Услышав переданное ему об Эйнштейне, Лампа произнес неопределенное междометие и перевел разговор на другую тему.

Все осталось по-старому, и некоторым начало казаться, что в пребывании Эйнштейна в Праге есть какой-то скрытый, но ускользающий от их понимания смысл.

Сегодня многое прояснилось для историка «научных битв», о которых прозорливо писал в письме к Эйнштейну Макс Планк.

3

Махизм, разбитый и морально дискредитированный успехами атомной физики, искал возможности реванша и усматривал этот шанс в теории относительности.

Махисты, зорко отметил Ленин, стремятся «ухватиться за теорию Эйнштейна»…

Это был действительно макиавеллиевский замысел — использовать авторитет великой научной доктрины, использовать имя ее автора, симулировав идейную близость с ним и с его теорией!

Можно спорить о подробностях этого поучительного исторического эпизода, но ясно, во всяком случае, одно: сам Мах, одряхлевший и упрямо озлобленный, не собирался принимать участия в этой комедии. Без всякой дипломатии, грубо и напрямик, он отверг теорию относительности, сопричислив ее к «материалистической метафизике». Обстоятельство это, тщательно замалчиваемое в определенных зарубежных кругах, кажется, почти неизвестно в нашей советской литературе.

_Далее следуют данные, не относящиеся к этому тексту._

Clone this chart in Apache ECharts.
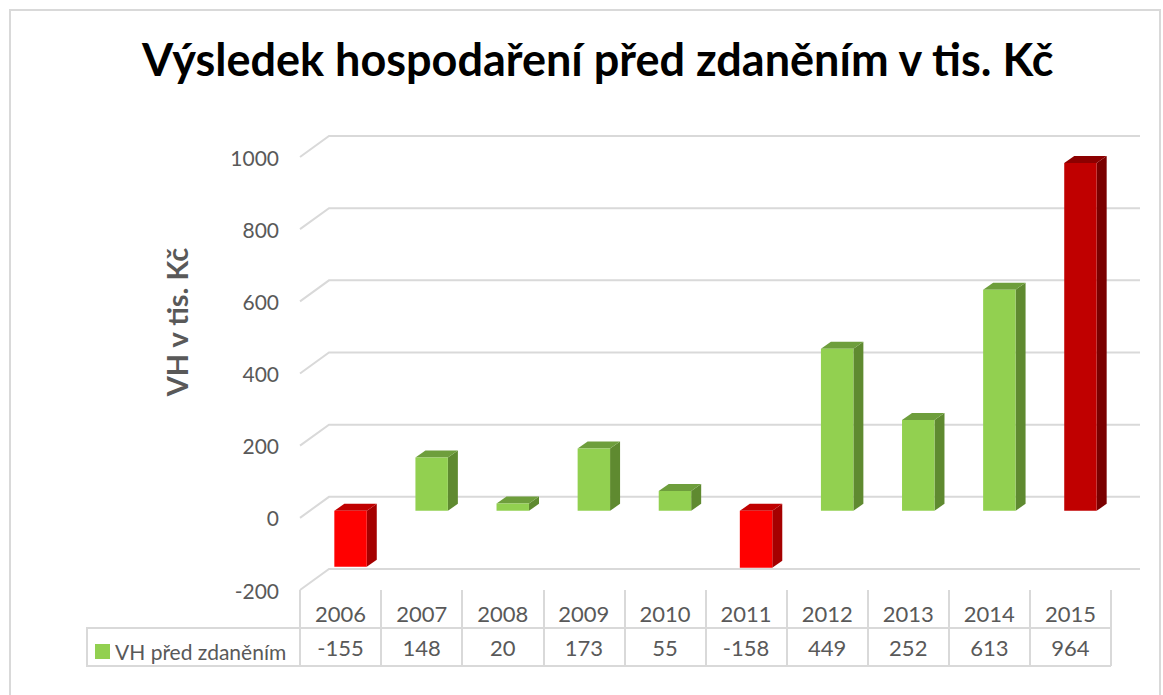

В датированном июлем 1913 года предисловии к «Принципам физической оптики» Мах писал:

«Роль предтечи (теории относительности) я должен отклонить с тою же решительностью, с какой я отверг атомистическое вероучение современной школы или церкви (sic)…»

Эту позицию Маха разделили и наиболее прямолинейные его паладины, как, например, Фриц Адлер, тиснувший в 1920 году статейку, без дальних слов сокрушавшую эйнштейновскую теорию. Отверг теорию относительности, как мы увидим дальше, и Анри Пуанкаре (несмотря на то, что принимал непосредственное участие в ее математической подготовке).

«Гениальная» идея освоения и приручения теории относительности явно принадлежала не Маху, а юной, но уже искушенной в житейских делах поросли махизма — так называемому венскому кружку, образовавшемуся в 1910–1913 годах вокруг живых мощей своего учителя.